» **WORK REQUIRED**:
Restate the whole of the material. Keep every word, and drop the pictures.
***** COLLECTED MATERIAL *****
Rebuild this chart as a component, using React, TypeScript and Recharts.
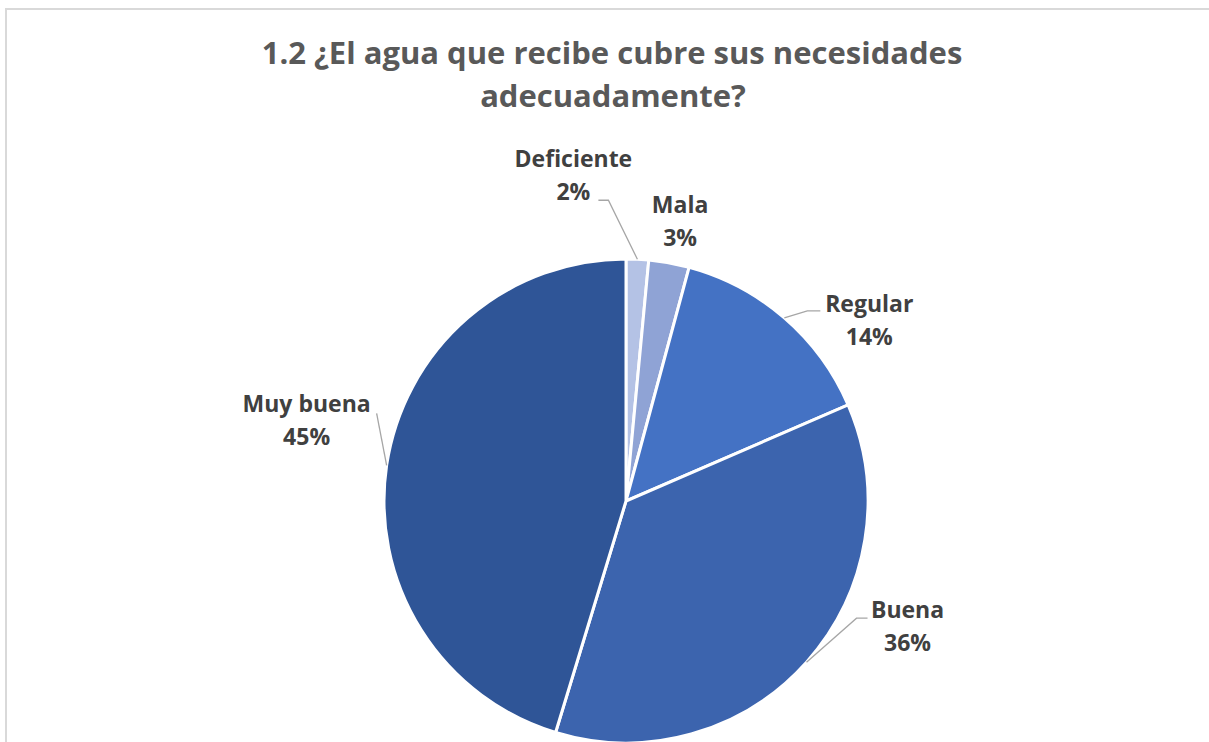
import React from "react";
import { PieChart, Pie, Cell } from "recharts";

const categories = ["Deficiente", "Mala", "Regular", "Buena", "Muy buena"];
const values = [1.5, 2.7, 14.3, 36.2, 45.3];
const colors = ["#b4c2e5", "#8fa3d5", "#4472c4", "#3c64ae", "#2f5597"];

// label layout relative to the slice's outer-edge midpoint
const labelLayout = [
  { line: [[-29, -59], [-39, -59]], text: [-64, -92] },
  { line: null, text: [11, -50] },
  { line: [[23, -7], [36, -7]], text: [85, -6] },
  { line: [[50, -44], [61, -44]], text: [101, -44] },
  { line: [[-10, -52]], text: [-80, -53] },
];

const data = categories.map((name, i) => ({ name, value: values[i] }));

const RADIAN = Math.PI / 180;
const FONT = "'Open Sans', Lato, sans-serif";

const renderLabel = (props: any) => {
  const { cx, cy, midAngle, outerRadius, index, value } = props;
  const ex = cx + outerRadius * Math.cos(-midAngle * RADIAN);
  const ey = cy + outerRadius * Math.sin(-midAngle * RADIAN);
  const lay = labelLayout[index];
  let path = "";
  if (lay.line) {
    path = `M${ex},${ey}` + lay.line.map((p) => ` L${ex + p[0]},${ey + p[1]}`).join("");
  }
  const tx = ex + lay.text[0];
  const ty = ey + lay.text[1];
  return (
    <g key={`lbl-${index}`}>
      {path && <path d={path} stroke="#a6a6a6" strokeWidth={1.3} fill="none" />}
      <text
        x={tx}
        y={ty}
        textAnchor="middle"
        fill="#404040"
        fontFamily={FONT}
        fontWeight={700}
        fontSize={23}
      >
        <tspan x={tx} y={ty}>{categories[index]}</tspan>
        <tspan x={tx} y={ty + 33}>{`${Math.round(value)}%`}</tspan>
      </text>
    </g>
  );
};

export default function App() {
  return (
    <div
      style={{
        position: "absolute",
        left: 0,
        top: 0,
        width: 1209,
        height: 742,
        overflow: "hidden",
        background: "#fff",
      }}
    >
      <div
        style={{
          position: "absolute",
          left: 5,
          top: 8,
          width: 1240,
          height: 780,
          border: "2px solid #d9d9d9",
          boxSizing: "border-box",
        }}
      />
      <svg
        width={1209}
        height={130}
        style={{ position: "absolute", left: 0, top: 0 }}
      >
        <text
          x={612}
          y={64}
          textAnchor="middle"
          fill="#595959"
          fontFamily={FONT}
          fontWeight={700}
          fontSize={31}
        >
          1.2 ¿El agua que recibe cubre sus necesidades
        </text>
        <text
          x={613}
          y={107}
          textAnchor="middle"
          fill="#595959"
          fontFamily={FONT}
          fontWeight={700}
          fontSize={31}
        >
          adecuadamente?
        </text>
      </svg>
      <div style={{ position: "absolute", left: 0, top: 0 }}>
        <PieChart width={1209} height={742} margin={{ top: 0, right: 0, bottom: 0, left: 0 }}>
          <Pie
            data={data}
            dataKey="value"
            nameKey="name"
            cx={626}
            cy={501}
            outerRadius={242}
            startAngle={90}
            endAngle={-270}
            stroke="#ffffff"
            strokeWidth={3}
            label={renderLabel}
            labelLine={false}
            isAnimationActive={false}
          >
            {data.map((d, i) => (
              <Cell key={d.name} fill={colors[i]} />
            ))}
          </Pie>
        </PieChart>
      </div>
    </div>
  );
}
*****
» **FULL RESPONSE**:
Rebuild this chart as a component, using React, TypeScript and Recharts.
import React from "react";
import { PieChart, Pie, Cell } from "recharts";

const categories = ["Deficiente", "Mala", "Regular", "Buena", "Muy buena"];
const values = [1.5, 2.7, 14.3, 36.2, 45.3];
const colors = ["#b4c2e5", "#8fa3d5", "#4472c4", "#3c64ae", "#2f5597"];

// label layout relative to the slice's outer-edge midpoint
const labelLayout = [
  { line: [[-29, -59], [-39, -59]], text: [-64, -92] },
  { line: null, text: [11, -50] },
  { line: [[23, -7], [36, -7]], text: [85, -6] },
  { line: [[50, -44], [61, -44]], text: [101, -44] },
  { line: [[-10, -52]], text: [-80, -53] },
];

const data = categories.map((name, i) => ({ name, value: values[i] }));

const RADIAN = Math.PI / 180;
const FONT = "'Open Sans', Lato, sans-serif";

const renderLabel = (props: any) => {
  const { cx, cy, midAngle, outerRadius, index, value } = props;
  const ex = cx + outerRadius * Math.cos(-midAngle * RADIAN);
  const ey = cy + outerRadius * Math.sin(-midAngle * RADIAN);
  const lay = labelLayout[index];
  let path = "";
  if (lay.line) {
    path = `M${ex},${ey}` + lay.line.map((p) => ` L${ex + p[0]},${ey + p[1]}`).join("");
  }
  const tx = ex + lay.text[0];
  const ty = ey + lay.text[1];
  return (
    <g key={`lbl-${index}`}>
      {path && <path d={path} stroke="#a6a6a6" strokeWidth={1.3} fill="none" />}
      <text
        x={tx}
        y={ty}
        textAnchor="middle"
        fill="#404040"
        fontFamily={FONT}
        fontWeight={700}
        fontSize={23}
      >
        <tspan x={tx} y={ty}>{categories[index]}</tspan>
        <tspan x={tx} y={ty + 33}>{`${Math.round(value)}%`}</tspan>
      </text>
    </g>
  );
};

export default function App() {
  return (
    <div
      style={{
        position: "absolute",
        left: 0,
        top: 0,
        width: 1209,
        height: 742,
        overflow: "hidden",
        background: "#fff",
      }}
    >
      <div
        style={{
          position: "absolute",
          left: 5,
          top: 8,
          width: 1240,
          height: 780,
          border: "2px solid #d9d9d9",
          boxSizing: "border-box",
        }}
      />
      <svg
        width={1209}
        height={130}
        style={{ position: "absolute", left: 0, top: 0 }}
      >
        <text
          x={612}
          y={64}
          textAnchor="middle"
          fill="#595959"
          fontFamily={FONT}
          fontWeight={700}
          fontSize={31}
        >
          1.2 ¿El agua que recibe cubre sus necesidades
        </text>
        <text
          x={613}
          y={107}
          textAnchor="middle"
          fill="#595959"
          fontFamily={FONT}
          fontWeight={700}
          fontSize={31}
        >
          adecuadamente?
        </text>
      </svg>
      <div style={{ position: "absolute", left: 0, top: 0 }}>
        <PieChart width={1209} height={742} margin={{ top: 0, right: 0, bottom: 0, left: 0 }}>
          <Pie
            data={data}
            dataKey="value"
            nameKey="name"
            cx={626}
            cy={501}
            outerRadius={242}
            startAngle={90}
            endAngle={-270}
            stroke="#ffffff"
            strokeWidth={3}
            label={renderLabel}
            labelLine={false}
            isAnimationActive={false}
          >
            {data.map((d, i) => (
              <Cell key={d.name} fill={colors[i]} />
            ))}
          </Pie>
        </PieChart>
      </div>
    </div>
  );
}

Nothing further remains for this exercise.